Omit every picture and output the rest of the records exactly as they are.

begin

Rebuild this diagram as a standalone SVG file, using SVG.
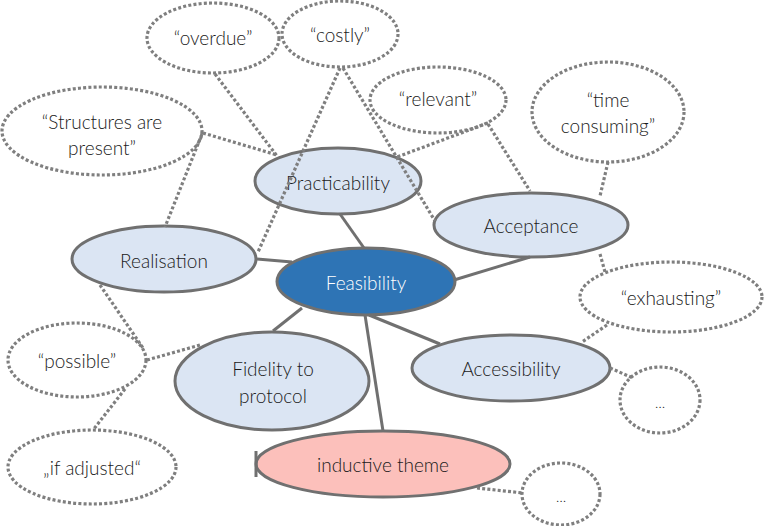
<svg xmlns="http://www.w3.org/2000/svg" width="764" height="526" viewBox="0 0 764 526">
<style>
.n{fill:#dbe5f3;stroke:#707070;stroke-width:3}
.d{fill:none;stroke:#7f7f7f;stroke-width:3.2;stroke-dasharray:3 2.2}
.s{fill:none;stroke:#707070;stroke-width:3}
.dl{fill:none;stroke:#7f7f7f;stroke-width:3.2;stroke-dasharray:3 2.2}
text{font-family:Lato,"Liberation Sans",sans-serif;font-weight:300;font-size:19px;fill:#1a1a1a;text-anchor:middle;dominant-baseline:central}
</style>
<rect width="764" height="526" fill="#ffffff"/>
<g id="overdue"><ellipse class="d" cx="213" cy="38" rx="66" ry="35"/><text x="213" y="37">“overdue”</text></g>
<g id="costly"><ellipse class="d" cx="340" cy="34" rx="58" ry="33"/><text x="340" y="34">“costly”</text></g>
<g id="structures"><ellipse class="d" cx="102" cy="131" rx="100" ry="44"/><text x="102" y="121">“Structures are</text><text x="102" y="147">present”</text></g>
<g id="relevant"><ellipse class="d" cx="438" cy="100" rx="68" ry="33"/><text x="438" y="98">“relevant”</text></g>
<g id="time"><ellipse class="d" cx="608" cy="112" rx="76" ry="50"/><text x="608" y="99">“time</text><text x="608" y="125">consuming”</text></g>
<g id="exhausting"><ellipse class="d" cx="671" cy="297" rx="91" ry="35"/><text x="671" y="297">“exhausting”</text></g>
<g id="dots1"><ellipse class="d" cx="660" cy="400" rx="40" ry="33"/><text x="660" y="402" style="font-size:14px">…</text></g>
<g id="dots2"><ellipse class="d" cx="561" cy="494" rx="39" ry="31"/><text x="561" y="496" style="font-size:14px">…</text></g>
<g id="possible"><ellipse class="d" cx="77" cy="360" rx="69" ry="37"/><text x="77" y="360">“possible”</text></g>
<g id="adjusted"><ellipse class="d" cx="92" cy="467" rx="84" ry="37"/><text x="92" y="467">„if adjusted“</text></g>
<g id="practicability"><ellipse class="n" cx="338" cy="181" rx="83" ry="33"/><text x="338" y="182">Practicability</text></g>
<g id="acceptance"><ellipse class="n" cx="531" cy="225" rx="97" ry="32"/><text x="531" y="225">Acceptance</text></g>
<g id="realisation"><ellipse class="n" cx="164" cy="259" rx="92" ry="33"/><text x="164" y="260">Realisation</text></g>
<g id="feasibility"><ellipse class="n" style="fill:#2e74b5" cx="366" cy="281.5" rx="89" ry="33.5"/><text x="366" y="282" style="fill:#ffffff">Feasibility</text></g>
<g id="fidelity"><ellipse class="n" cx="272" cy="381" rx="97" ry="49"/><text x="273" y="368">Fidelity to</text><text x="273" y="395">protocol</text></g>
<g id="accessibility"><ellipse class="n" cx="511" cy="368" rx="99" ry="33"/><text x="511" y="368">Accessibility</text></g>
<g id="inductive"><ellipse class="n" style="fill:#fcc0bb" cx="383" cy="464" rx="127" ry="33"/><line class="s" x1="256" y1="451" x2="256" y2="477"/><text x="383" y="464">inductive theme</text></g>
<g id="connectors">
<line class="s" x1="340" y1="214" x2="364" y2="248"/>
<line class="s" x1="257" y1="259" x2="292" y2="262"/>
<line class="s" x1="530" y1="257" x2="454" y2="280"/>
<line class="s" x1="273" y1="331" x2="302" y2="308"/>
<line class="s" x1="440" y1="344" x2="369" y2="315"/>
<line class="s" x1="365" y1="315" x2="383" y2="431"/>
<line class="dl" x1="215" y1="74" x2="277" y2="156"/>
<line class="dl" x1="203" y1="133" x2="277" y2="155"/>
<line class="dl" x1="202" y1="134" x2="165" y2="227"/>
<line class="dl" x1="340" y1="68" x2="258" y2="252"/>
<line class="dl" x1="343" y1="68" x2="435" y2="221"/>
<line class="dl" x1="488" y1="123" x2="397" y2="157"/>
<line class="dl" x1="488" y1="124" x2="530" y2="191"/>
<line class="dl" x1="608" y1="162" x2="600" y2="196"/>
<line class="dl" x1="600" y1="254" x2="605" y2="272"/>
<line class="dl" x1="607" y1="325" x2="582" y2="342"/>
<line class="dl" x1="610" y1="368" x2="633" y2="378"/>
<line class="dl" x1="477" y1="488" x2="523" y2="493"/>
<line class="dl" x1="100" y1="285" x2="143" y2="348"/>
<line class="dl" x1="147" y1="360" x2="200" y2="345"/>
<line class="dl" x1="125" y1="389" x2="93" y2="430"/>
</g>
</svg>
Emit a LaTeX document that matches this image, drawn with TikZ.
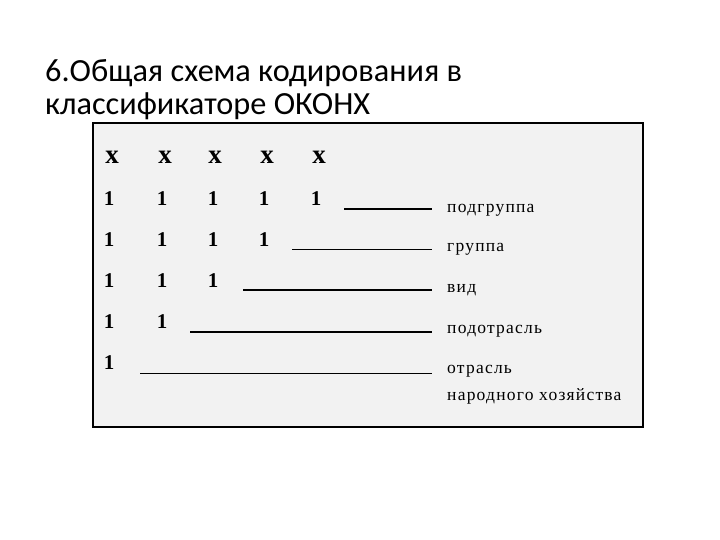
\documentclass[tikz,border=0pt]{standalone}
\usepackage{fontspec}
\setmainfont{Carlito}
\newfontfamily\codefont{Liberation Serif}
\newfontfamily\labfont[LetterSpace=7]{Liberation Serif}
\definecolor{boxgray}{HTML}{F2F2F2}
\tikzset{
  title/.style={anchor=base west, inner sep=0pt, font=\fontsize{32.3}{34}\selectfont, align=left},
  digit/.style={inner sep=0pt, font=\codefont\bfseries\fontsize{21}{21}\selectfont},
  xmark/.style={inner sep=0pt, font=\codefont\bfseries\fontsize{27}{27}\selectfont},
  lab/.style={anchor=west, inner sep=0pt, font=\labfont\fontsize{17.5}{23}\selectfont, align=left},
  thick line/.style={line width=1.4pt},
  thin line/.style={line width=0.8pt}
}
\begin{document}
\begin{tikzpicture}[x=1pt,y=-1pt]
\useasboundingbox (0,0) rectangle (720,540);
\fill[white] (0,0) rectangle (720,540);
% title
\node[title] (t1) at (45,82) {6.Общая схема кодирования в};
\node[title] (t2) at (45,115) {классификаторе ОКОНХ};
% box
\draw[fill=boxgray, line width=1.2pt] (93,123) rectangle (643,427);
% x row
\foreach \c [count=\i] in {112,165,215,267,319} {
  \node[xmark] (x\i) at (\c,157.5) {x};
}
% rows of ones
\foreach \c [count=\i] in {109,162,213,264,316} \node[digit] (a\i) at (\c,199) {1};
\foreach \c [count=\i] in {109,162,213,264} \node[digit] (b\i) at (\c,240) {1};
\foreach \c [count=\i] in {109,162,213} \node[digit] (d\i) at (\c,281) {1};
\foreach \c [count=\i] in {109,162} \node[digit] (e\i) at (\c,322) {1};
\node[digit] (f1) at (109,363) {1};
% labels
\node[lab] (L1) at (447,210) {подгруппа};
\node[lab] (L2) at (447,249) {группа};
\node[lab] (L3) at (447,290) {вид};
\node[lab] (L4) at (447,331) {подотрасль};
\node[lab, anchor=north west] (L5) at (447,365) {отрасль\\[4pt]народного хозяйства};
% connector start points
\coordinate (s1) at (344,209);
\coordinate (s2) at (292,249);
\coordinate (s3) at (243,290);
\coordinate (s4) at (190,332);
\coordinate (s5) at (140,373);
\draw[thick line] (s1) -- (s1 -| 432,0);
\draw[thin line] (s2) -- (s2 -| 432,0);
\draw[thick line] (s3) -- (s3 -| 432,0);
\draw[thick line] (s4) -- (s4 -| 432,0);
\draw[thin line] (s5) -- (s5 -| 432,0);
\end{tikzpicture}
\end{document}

end

**FULL SOLUTION:**
Rebuild this diagram as a standalone SVG file, using SVG.
<svg xmlns="http://www.w3.org/2000/svg" width="764" height="526" viewBox="0 0 764 526">
<style>
.n{fill:#dbe5f3;stroke:#707070;stroke-width:3}
.d{fill:none;stroke:#7f7f7f;stroke-width:3.2;stroke-dasharray:3 2.2}
.s{fill:none;stroke:#707070;stroke-width:3}
.dl{fill:none;stroke:#7f7f7f;stroke-width:3.2;stroke-dasharray:3 2.2}
text{font-family:Lato,"Liberation Sans",sans-serif;font-weight:300;font-size:19px;fill:#1a1a1a;text-anchor:middle;dominant-baseline:central}
</style>
<rect width="764" height="526" fill="#ffffff"/>
<g id="overdue"><ellipse class="d" cx="213" cy="38" rx="66" ry="35"/><text x="213" y="37">“overdue”</text></g>
<g id="costly"><ellipse class="d" cx="340" cy="34" rx="58" ry="33"/><text x="340" y="34">“costly”</text></g>
<g id="structures"><ellipse class="d" cx="102" cy="131" rx="100" ry="44"/><text x="102" y="121">“Structures are</text><text x="102" y="147">present”</text></g>
<g id="relevant"><ellipse class="d" cx="438" cy="100" rx="68" ry="33"/><text x="438" y="98">“relevant”</text></g>
<g id="time"><ellipse class="d" cx="608" cy="112" rx="76" ry="50"/><text x="608" y="99">“time</text><text x="608" y="125">consuming”</text></g>
<g id="exhausting"><ellipse class="d" cx="671" cy="297" rx="91" ry="35"/><text x="671" y="297">“exhausting”</text></g>
<g id="dots1"><ellipse class="d" cx="660" cy="400" rx="40" ry="33"/><text x="660" y="402" style="font-size:14px">…</text></g>
<g id="dots2"><ellipse class="d" cx="561" cy="494" rx="39" ry="31"/><text x="561" y="496" style="font-size:14px">…</text></g>
<g id="possible"><ellipse class="d" cx="77" cy="360" rx="69" ry="37"/><text x="77" y="360">“possible”</text></g>
<g id="adjusted"><ellipse class="d" cx="92" cy="467" rx="84" ry="37"/><text x="92" y="467">„if adjusted“</text></g>
<g id="practicability"><ellipse class="n" cx="338" cy="181" rx="83" ry="33"/><text x="338" y="182">Practicability</text></g>
<g id="acceptance"><ellipse class="n" cx="531" cy="225" rx="97" ry="32"/><text x="531" y="225">Acceptance</text></g>
<g id="realisation"><ellipse class="n" cx="164" cy="259" rx="92" ry="33"/><text x="164" y="260">Realisation</text></g>
<g id="feasibility"><ellipse class="n" style="fill:#2e74b5" cx="366" cy="281.5" rx="89" ry="33.5"/><text x="366" y="282" style="fill:#ffffff">Feasibility</text></g>
<g id="fidelity"><ellipse class="n" cx="272" cy="381" rx="97" ry="49"/><text x="273" y="368">Fidelity to</text><text x="273" y="395">protocol</text></g>
<g id="accessibility"><ellipse class="n" cx="511" cy="368" rx="99" ry="33"/><text x="511" y="368">Accessibility</text></g>
<g id="inductive"><ellipse class="n" style="fill:#fcc0bb" cx="383" cy="464" rx="127" ry="33"/><line class="s" x1="256" y1="451" x2="256" y2="477"/><text x="383" y="464">inductive theme</text></g>
<g id="connectors">
<line class="s" x1="340" y1="214" x2="364" y2="248"/>
<line class="s" x1="257" y1="259" x2="292" y2="262"/>
<line class="s" x1="530" y1="257" x2="454" y2="280"/>
<line class="s" x1="273" y1="331" x2="302" y2="308"/>
<line class="s" x1="440" y1="344" x2="369" y2="315"/>
<line class="s" x1="365" y1="315" x2="383" y2="431"/>
<line class="dl" x1="215" y1="74" x2="277" y2="156"/>
<line class="dl" x1="203" y1="133" x2="277" y2="155"/>
<line class="dl" x1="202" y1="134" x2="165" y2="227"/>
<line class="dl" x1="340" y1="68" x2="258" y2="252"/>
<line class="dl" x1="343" y1="68" x2="435" y2="221"/>
<line class="dl" x1="488" y1="123" x2="397" y2="157"/>
<line class="dl" x1="488" y1="124" x2="530" y2="191"/>
<line class="dl" x1="608" y1="162" x2="600" y2="196"/>
<line class="dl" x1="600" y1="254" x2="605" y2="272"/>
<line class="dl" x1="607" y1="325" x2="582" y2="342"/>
<line class="dl" x1="610" y1="368" x2="633" y2="378"/>
<line class="dl" x1="477" y1="488" x2="523" y2="493"/>
<line class="dl" x1="100" y1="285" x2="143" y2="348"/>
<line class="dl" x1="147" y1="360" x2="200" y2="345"/>
<line class="dl" x1="125" y1="389" x2="93" y2="430"/>
</g>
</svg>
Emit a LaTeX document that matches this image, drawn with TikZ.
\documentclass[tikz,border=0pt]{standalone}
\usepackage{fontspec}
\setmainfont{Carlito}
\newfontfamily\codefont{Liberation Serif}
\newfontfamily\labfont[LetterSpace=7]{Liberation Serif}
\definecolor{boxgray}{HTML}{F2F2F2}
\tikzset{
  title/.style={anchor=base west, inner sep=0pt, font=\fontsize{32.3}{34}\selectfont, align=left},
  digit/.style={inner sep=0pt, font=\codefont\bfseries\fontsize{21}{21}\selectfont},
  xmark/.style={inner sep=0pt, font=\codefont\bfseries\fontsize{27}{27}\selectfont},
  lab/.style={anchor=west, inner sep=0pt, font=\labfont\fontsize{17.5}{23}\selectfont, align=left},
  thick line/.style={line width=1.4pt},
  thin line/.style={line width=0.8pt}
}
\begin{document}
\begin{tikzpicture}[x=1pt,y=-1pt]
\useasboundingbox (0,0) rectangle (720,540);
\fill[white] (0,0) rectangle (720,540);
% title
\node[title] (t1) at (45,82) {6.Общая схема кодирования в};
\node[title] (t2) at (45,115) {классификаторе ОКОНХ};
% box
\draw[fill=boxgray, line width=1.2pt] (93,123) rectangle (643,427);
% x row
\foreach \c [count=\i] in {112,165,215,267,319} {
  \node[xmark] (x\i) at (\c,157.5) {x};
}
% rows of ones
\foreach \c [count=\i] in {109,162,213,264,316} \node[digit] (a\i) at (\c,199) {1};
\foreach \c [count=\i] in {109,162,213,264} \node[digit] (b\i) at (\c,240) {1};
\foreach \c [count=\i] in {109,162,213} \node[digit] (d\i) at (\c,281) {1};
\foreach \c [count=\i] in {109,162} \node[digit] (e\i) at (\c,322) {1};
\node[digit] (f1) at (109,363) {1};
% labels
\node[lab] (L1) at (447,210) {подгруппа};
\node[lab] (L2) at (447,249) {группа};
\node[lab] (L3) at (447,290) {вид};
\node[lab] (L4) at (447,331) {подотрасль};
\node[lab, anchor=north west] (L5) at (447,365) {отрасль\\[4pt]народного хозяйства};
% connector start points
\coordinate (s1) at (344,209);
\coordinate (s2) at (292,249);
\coordinate (s3) at (243,290);
\coordinate (s4) at (190,332);
\coordinate (s5) at (140,373);
\draw[thick line] (s1) -- (s1 -| 432,0);
\draw[thin line] (s2) -- (s2 -| 432,0);
\draw[thick line] (s3) -- (s3 -| 432,0);
\draw[thick line] (s4) -- (s4 -| 432,0);
\draw[thin line] (s5) -- (s5 -| 432,0);
\end{tikzpicture}
\end{document}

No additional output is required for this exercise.